- [Problem requirements]:
Read the lines that follow and pick out every one containing the word "this".
═══ Records provided ═══
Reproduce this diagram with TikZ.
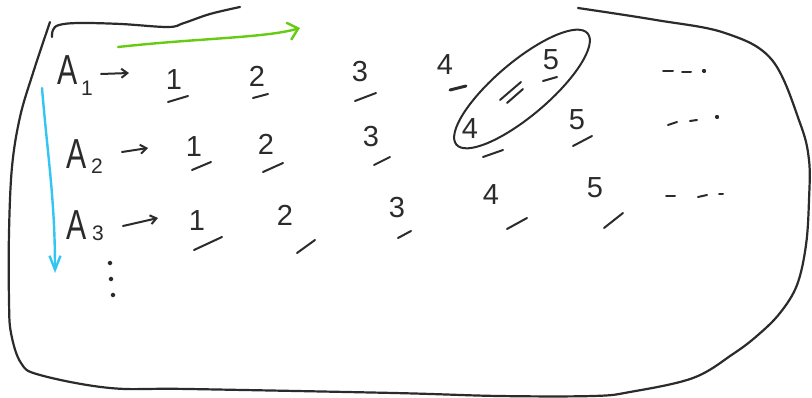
\documentclass[tikz,border=0pt]{standalone}
\usepackage{fontspec}
\setmainfont{Liberation Sans}
\newfontfamily\narrowA[FakeStretch=0.72]{Liberation Sans}
\usetikzlibrary{arrows.meta}
\definecolor{pen}{HTML}{2B2B2B}
\definecolor{greenpen}{HTML}{66CC11}
\definecolor{bluepen}{HTML}{33C6F2}
\begin{document}
\begin{tikzpicture}[x=1pt,y=-1pt,
  pen/.style={draw=pen, line width=2.2pt, line cap=round, line join=round},
  slot/.style={draw=pen, line width=2pt, line cap=round},
  bigA/.style={inner sep=0pt, text=pen, font=\narrowA\fontsize{42}{42}\selectfont},
  sub/.style={inner sep=0pt, text=pen, font=\fontsize{21}{21}\selectfont},
  dig/.style={inner sep=0pt, text=pen, font=\fontsize{29}{29}\selectfont},
  smalltip/.style={-{Straight Barb[length=6pt,width=9pt]}},
]
\useasboundingbox (0,0) rectangle (812,398);
\fill[white] (0,0) rectangle (812,398);

% outer frame
\draw[pen] plot[smooth, tension=0.6] coordinates {
  (578,8) (656,20) (725,33) (772,60) (800,123) (809,160) (809,200) (806,245)
  (797,285) (780,313) (758,335) (733,354) (693,378) (630,392) (593,396)
  (499,396) (394,393) (189,389) (110,388) (40,375) (21,363) (11,333) (9,300)
  (9,233) (12,167) (20,117) (33,73) (50,22)};
\draw[pen] plot[smooth, tension=0.6] coordinates {
  (52,37) (53,30) (59,25) (79,23) (121,24) (168,27) (184,23) (210,14) (240,7)};

% row labels
\node[bigA] (a1) at (68,70) {A};
\node[sub]  (s1) at (87,88) {1};
\node[bigA] (a2) at (77,154) {A};
\node[sub]  (s2) at (97,166) {2};
\node[bigA] (a3) at (77,225) {A};
\node[sub]  (s3) at (98,233) {3};

\coordinate (r1s) at (101,74); \coordinate (r1e) at (129,73);
\coordinate (r2s) at (122,152); \coordinate (r2e) at (148,148);
\coordinate (r3s) at (123,226); \coordinate (r3e) at (158,218);
\draw[pen, line width=2pt, smalltip] (r1s) -- (r1e);
\draw[pen, line width=2pt, smalltip] (r2s) -- (r2e);
\draw[pen, line width=2pt, smalltip] (r3s) -- (r3e);

% row 1
\node[dig] (d11) at (174,80) {1};
\node[dig] (d12) at (257,76) {2};
\node[dig] (d13) at (360,72) {3};
\node[dig] (d14) at (445,65) {4};
\node[dig] (d15) at (551,60) {5};
% row 2
\node[dig] (d21) at (194,147) {1};
\node[dig] (d22) at (266,144) {2};
\node[dig] (d23) at (371,137) {3};
\node[dig] (d24) at (470,129) {4};
\node[dig] (d25) at (577,120) {5};
% row 3
\node[dig] (d31) at (197,221) {1};
\node[dig] (d32) at (285,215) {2};
\node[dig] (d33) at (397,208) {3};
\node[dig] (d34) at (491,195) {4};
\node[dig] (d35) at (595,188) {5};

% slots under digits
\draw[slot] (168,102) -- (188,96);
\draw[slot] (253,98) -- (268,94);
\draw[slot] (355,101) -- (376,93);
\draw[slot, line width=3pt] (450,90) -- (466,86);
\draw[slot] (543,81) -- (557,77);

\draw[slot] (192,170) -- (211,162);
\draw[slot] (263,172) -- (283,163);
\draw[slot] (374,165) -- (390,157);
\draw[slot] (483,157) -- (503,150);
\draw[slot] (573,146) -- (592,136);

\draw[slot] (194,250) -- (222,237);
\draw[slot] (297,253) -- (315,240);
\draw[slot] (398,238) -- (411,231);
\draw[slot] (507,229) -- (527,218);
\draw[slot] (604,228) -- (623,213);

% continuation marks
\draw[slot] (663,71) -- (673,71);
\draw[slot] (682,72) -- (691,72);
\fill[pen] (704,71) circle (1.2);
\draw[slot] (668,125) -- (677,122);
\draw[slot] (690,121) -- (697,120);
\fill[pen] (717,117) circle (1.2);
\draw[slot] (666,196) -- (675,196);
\draw[slot] (698,197) -- (707,195);
\draw[slot] (719,194) -- (723,194);

% vertical dots
\fill[pen] (110,263) circle (1.3);
\fill[pen] (111,279) circle (1.3);
\fill[pen] (113,295) circle (1.3);

% equality loop
\draw[pen, line width=2pt, rotate around={40.3:(522,89)}] (522,89) ellipse [x radius=86, y radius=27];
\draw[slot] (500,100) -- (521,82);
\draw[slot] (507,103) -- (523,89);

% direction arrows
\coordinate (gs) at (118,47); \coordinate (ge) at (300,28);
\draw[greenpen, line width=2.4pt, line cap=round, -{Straight Barb[length=10pt,width=18pt]}]
  (gs) .. controls (200,38) and (265,38) .. (ge);
\coordinate (bs) at (42,88); \coordinate (be) at (55,273);
\draw[bluepen, line width=2.4pt, line cap=round, -{Straight Barb[length=14pt,width=11pt]}]
  (bs) .. controls (48,160) and (55,200) .. (be);
\end{tikzpicture}
\end{document}
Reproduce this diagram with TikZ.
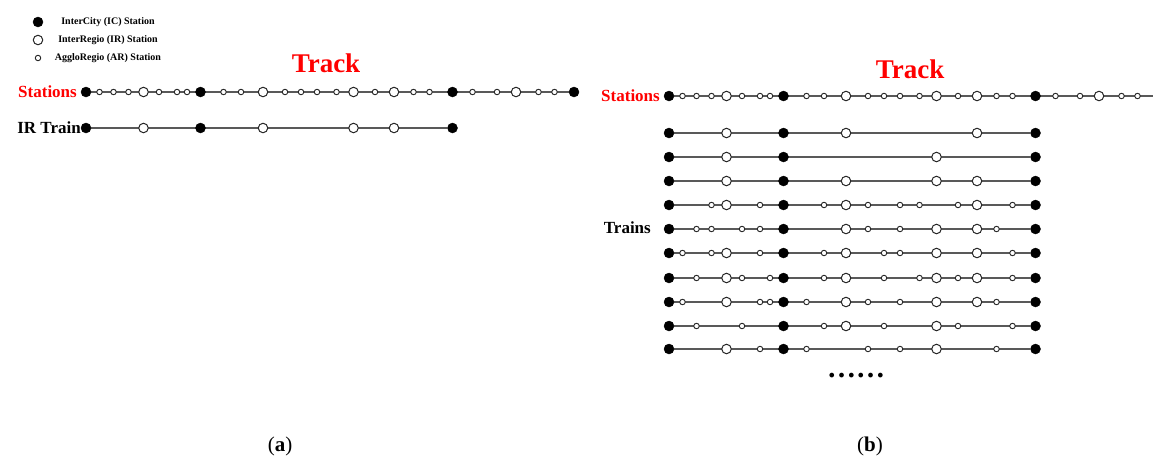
\documentclass[tikz,border=0pt]{standalone}
\usepackage{fontspec}
\setmainfont{Liberation Serif}
\usetikzlibrary{backgrounds}

\tikzset{
  st1/.style={circle,inner sep=0pt,minimum size=10pt,fill=black,draw=black},
  st2/.style={circle,inner sep=0pt,minimum size=9.5pt,fill=white,draw=black!85,line width=1pt},
  st3/.style={circle,inner sep=0pt,minimum size=5.5pt,fill=white,draw=black!85,line width=0.9pt},
  trackline/.style={draw=black!65,line width=1.3pt},
  keytext/.style={font=\bfseries\fontsize{10}{10}\selectfont,inner sep=0pt},
  tracktitle/.style={text=red,font=\bfseries\fontsize{27}{27}\selectfont,inner sep=0pt},
  rowlabel/.style={font=\bfseries\fontsize{17}{17}\selectfont,inner sep=0pt,anchor=east},
  subcap/.style={font=\fontsize{21}{21}\selectfont,inner sep=0pt}
}

% station offsets along the line and kind (1 IC, 2 IR, 3 AR)
\def\stx{{0,13.5,27.5,42.5,57.5,73,91,101,114.5,137.5,155,177,199,215,231,250.5,267.5,289,308,327.5,343.5,366.5,386.5,411,430,452.5,468.5,488}}
\def\stkind{{1,3,3,3,2,3,3,3,1,3,3,2,3,3,3,3,2,3,2,3,3,1,3,3,2,3,3,1}}

\newcommand\stationrow[4]{%
  \foreach \i in {#4} {
    \pgfmathsetmacro\px{#2+\stx[\i]}
    \pgfmathtruncatemacro\kind{\stkind[\i]}
    \node[st\kind] (#1-\i) at (\px,#3) {};
  }
}

\begin{document}
\begin{tikzpicture}[x=1pt,y=-1pt]
\useasboundingbox (0,0) rectangle (1153,464);

% key
\node[st1] (keyIC) at (38,22) {};
\node[st2] (keyIR) at (38,40) {};
\node[st3] (keyAR) at (38,58) {};
\node[keytext] (keyICt) at (108,22) {InterCity (IC) Station};
\node[keytext] (keyIRt) at (108,40) {InterRegio (IR) Station};
\node[keytext] (keyARt) at (108,58) {AggloRegio (AR) Station};

% (a)
\node[tracktitle] (trackA) at (326,63) {Track};
\node[rowlabel,text=red] (stalabA) at (77,92) {Stations};
\node[rowlabel] (irlab) at (81,128) {IR Train};
\stationrow{stA}{86}{92}{0,...,27}
\stationrow{irA}{86}{128}{0,4,8,11,16,18,21}
\node[subcap] (capA) at (280,446) {(\textbf{a})};

% (b)
\node[tracktitle] (trackB) at (910,69) {Track};
\node[rowlabel,text=red] (stalabB) at (660,96) {Stations};
\node[rowlabel] (trainlab) at (651,228) {Trains};
\stationrow{stB}{669}{96}{0,...,26}
\coordinate (stB-end) at (1153,96);
\stationrow{r1}{669}{133}{0,4,8,11,18,21}
\stationrow{r2}{669}{157}{0,4,8,16,21}
\stationrow{r3}{669}{181}{0,4,8,11,16,18,21}
\stationrow{r4}{669}{205}{0,3,4,6,8,10,11,12,14,15,17,18,20,21}
\stationrow{r5}{669}{229}{0,2,3,5,6,8,11,12,14,16,18,19,21}
\stationrow{r6}{669}{253}{0,1,3,4,6,8,10,11,13,14,16,18,20,21}
\stationrow{r7}{669}{278}{0,2,4,5,7,8,10,11,13,15,16,17,18,20,21}
\stationrow{r8}{669}{302}{0,1,4,6,7,8,9,11,12,14,16,18,19,21}
\stationrow{r9}{669}{326}{0,2,5,8,10,11,13,16,17,20,21}
\stationrow{r10}{669}{349}{0,4,6,8,9,12,14,16,19,21}
\node[font=\bfseries\fontsize{29}{29}\selectfont,inner sep=0pt] (more) at (856,376) {……};
\node[subcap] (capB) at (870,446) {(\textbf{b})};

\begin{pgfonlayer}{background}
\draw[trackline] (stA-0) -- (stA-27);
\draw[trackline] (irA-0) -- (irA-21);
\draw[trackline] (stB-0) -- (stB-end);
\foreach \r in {1,...,10}
  \draw[trackline] (r\r-0) -- (r\r-21);
\end{pgfonlayer}

\end{tikzpicture}
\end{document}
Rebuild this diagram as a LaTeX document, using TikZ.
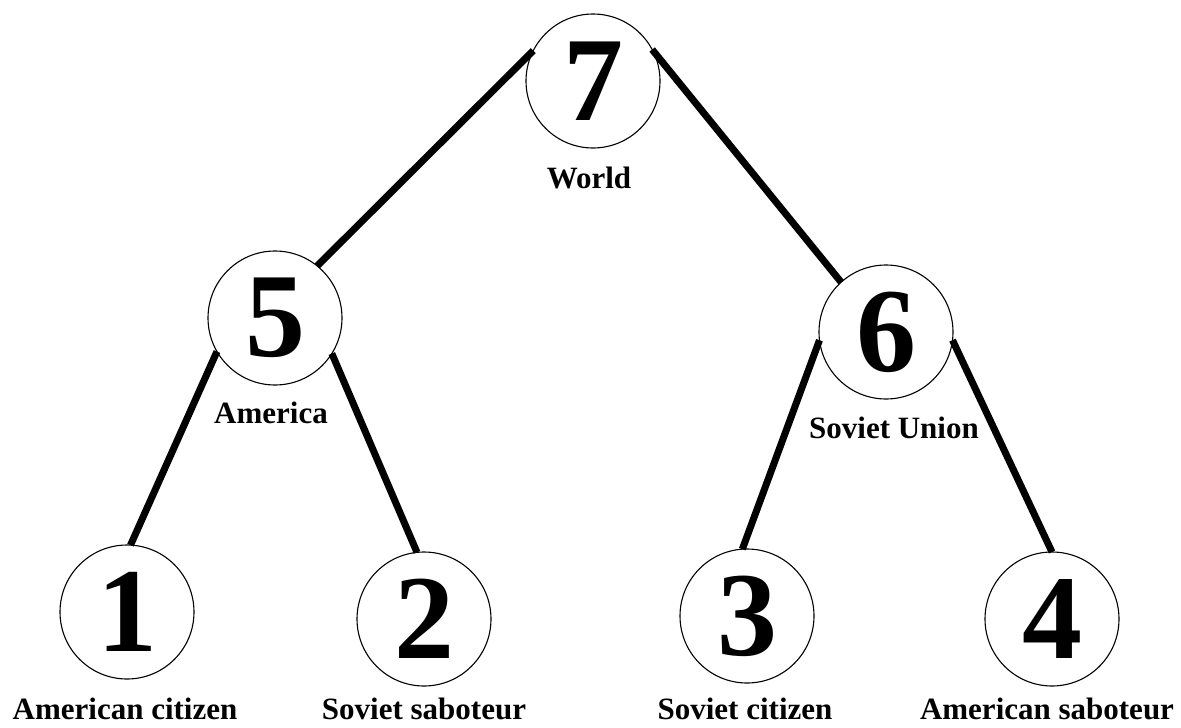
\documentclass[tikz,border=0pt]{standalone}
\usepackage{fontspec}
\setmainfont{Liberation Serif}
\usepackage{tikz}

\tikzset{
  vertex/.style={draw, circle, line width=1.1pt, minimum size=134pt, inner sep=0pt, outer sep=0pt,
    font=\fontsize{120}{120}\selectfont\bfseries},
  tag/.style={anchor=base, font=\fontsize{31}{31}\selectfont\bfseries},
  edge/.style={line width=7pt}
}

\begin{document}
\begin{tikzpicture}[x=1pt, y=-1pt]
  \useasboundingbox (0,0) rectangle (1181,728);
  \foreach \idx/\x/\y in {7/593/81, 5/275/318, 6/886/332, 1/127/612, 2/424/619, 3/747/616, 4/1052/619} {
    \node[vertex] (v\idx) at (\x,\y) {\idx};
  }
  % branches
  \draw[edge] (v7.153) -- (v5.51);
  \draw[edge] (v7.28) -- (v6.132);
  \draw[edge] (v5.210) -- (v1.87);
  \draw[edge] (v5.328) -- (v2.96);
  \draw[edge] (v6.187) -- (v3.94);
  \draw[edge] (v6.353) -- (v4.90);
  % names
  \node[tag] (world) at (589,188) {World};
  \node[tag] (america) at (271,423) {America};
  \node[tag] (soviet) at (894,438) {Soviet Union};
  \node[tag] (amcit) at (125,719) {American citizen};
  \node[tag] (sovsab) at (424,719) {Soviet saboteur};
  \node[tag] (sovcit) at (745,719) {Soviet citizen};
  \node[tag] (amsab) at (1047,719) {American saboteur};
\end{tikzpicture}
\end{document}
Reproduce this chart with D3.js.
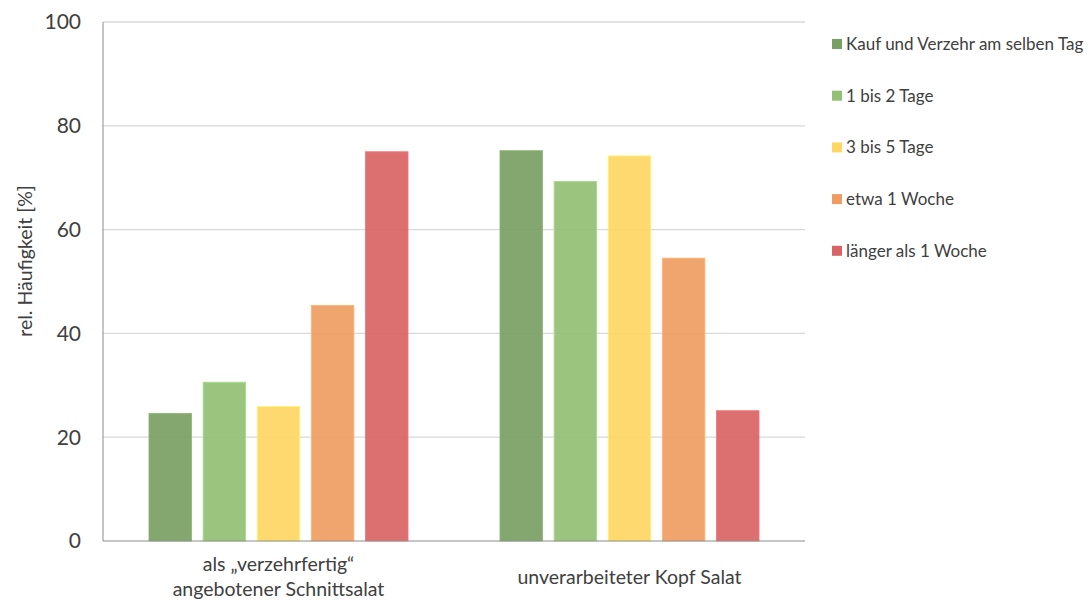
<!DOCTYPE html>
<html><head><meta charset="utf-8">
<script src="https://cdn.jsdelivr.net/npm/d3@7"></script>
<style>body{margin:0;background:#fff}svg{display:block}text{font-family:Lato,"Open Sans",sans-serif;fill:#404040}</style>
</head><body>
<svg id="c" width="1091" height="601"></svg>
<script>
const categories = [["als „verzehrfertig“","angebotener Schnittsalat"],["unverarbeiteter Kopf Salat"]];
const series = ["Kauf und Verzehr am selben Tag","1 bis 2 Tage","3 bis 5 Tage","etwa 1 Woche","länger als 1 Woche"];
const colors = ["#7a9f63","#92c074","#fdd663","#ef9c62","#d96465"];
const valuesSchnitt = [24.6, 30.6, 25.9, 45.4, 75.0];
const valuesKopf = [75.2, 69.3, 74.2, 54.5, 25.1];
const yTicks = [0,20,40,60,80,100];
const yTitle = "rel. Häufigkeit [%]";

const svg = d3.select("#c");
const L=103, R=805, T=22, B=541;
const y = d3.scaleLinear().domain([0,100]).range([B,T]);
const x0 = d3.scaleBand().domain([0,1]).range([L,R]).paddingInner(0.262).paddingOuter(0.131);
const x1 = d3.scaleBand().domain(d3.range(series.length)).range([0,x0.bandwidth()]).paddingInner(0.213).paddingOuter(0);
const data = [valuesSchnitt, valuesKopf];

// grid
svg.append("g").selectAll("line").data(yTicks.filter(d=>d>0)).join("line")
  .attr("x1",L).attr("x2",R).attr("y1",d=>y(d)).attr("y2",d=>y(d))
  .attr("stroke","#d9d9d9").attr("stroke-width",1.3);

// bars
const g = svg.append("g");
data.forEach((vals,ci)=>{
  g.append("g").selectAll("rect").data(vals).join("rect")
    .attr("x",(d,i)=>x0(ci)+x1(i)).attr("width",x1.bandwidth())
    .attr("y",d=>y(d)).attr("height",d=>B-y(d))
    .attr("fill",(d,i)=>colors[i]).attr("fill-opacity",0.92)
    .attr("stroke",(d,i)=>d3.color(colors[i]).brighter(0.4)).attr("stroke-width",0.8);
});

// axes lines
svg.append("line").attr("x1",L).attr("x2",L).attr("y1",T).attr("y2",B).attr("stroke","#8c8c8c").attr("stroke-width",1);
svg.append("line").attr("x1",L).attr("x2",R).attr("y1",B).attr("y2",B).attr("stroke","#8c8c8c").attr("stroke-width",1.2);

// y tick labels
svg.append("g").selectAll("text").data(yTicks).join("text")
  .attr("x",81).attr("y",d=>y(d)).attr("dy","0.35em").attr("text-anchor","end")
  .style("font-size","21px").text(d=>d);

// y title
svg.append("text").attr("transform","translate(25,261) rotate(-90)")
  .attr("text-anchor","middle").attr("dy","0.35em").style("font-size","19.5px").text(yTitle);

// category labels
categories.forEach((lines,ci)=>{
  const cx = x0(ci)+x0.bandwidth()/2;
  const t = svg.append("text").attr("text-anchor","middle").style("font-size","19.5px");
  const y0 = lines.length===1 ? 577 : 564;
  lines.forEach((s,k)=>t.append("tspan").attr("x",cx).attr("y",y0+k*25).attr("dy","0.35em").text(s));
});

// legend
const lg = svg.append("g");
series.forEach((s,i)=>{
  const yy = 44 + i*51.7;
  lg.append("rect").attr("x",832).attr("y",yy-5).attr("width",10).attr("height",10).attr("fill",colors[i]);
  lg.append("text").attr("x",846).attr("y",yy).attr("dy","0.35em").style("font-size","17px").text(s);
});
</script>
</body></html>
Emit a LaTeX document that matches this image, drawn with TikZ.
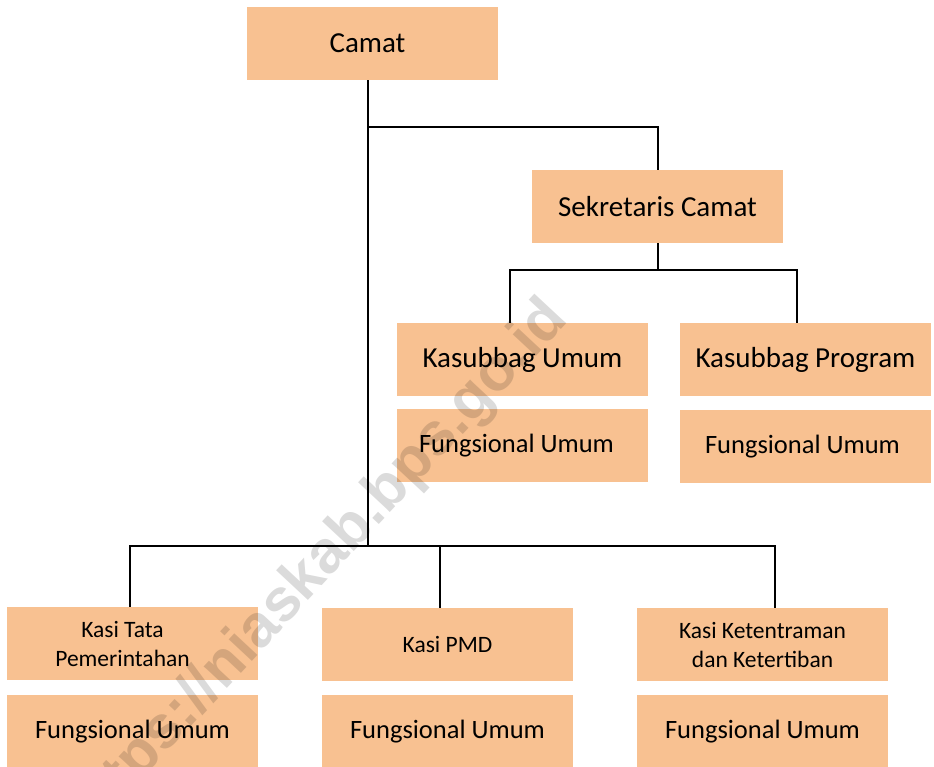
═══
- [Finished exercise]:
Reproduce this diagram with TikZ.
Reproduce this diagram with TikZ.
Rebuild this diagram as a LaTeX document, using TikZ.
Reproduce this chart with D3.js.
Emit a LaTeX document that matches this image, drawn with TikZ.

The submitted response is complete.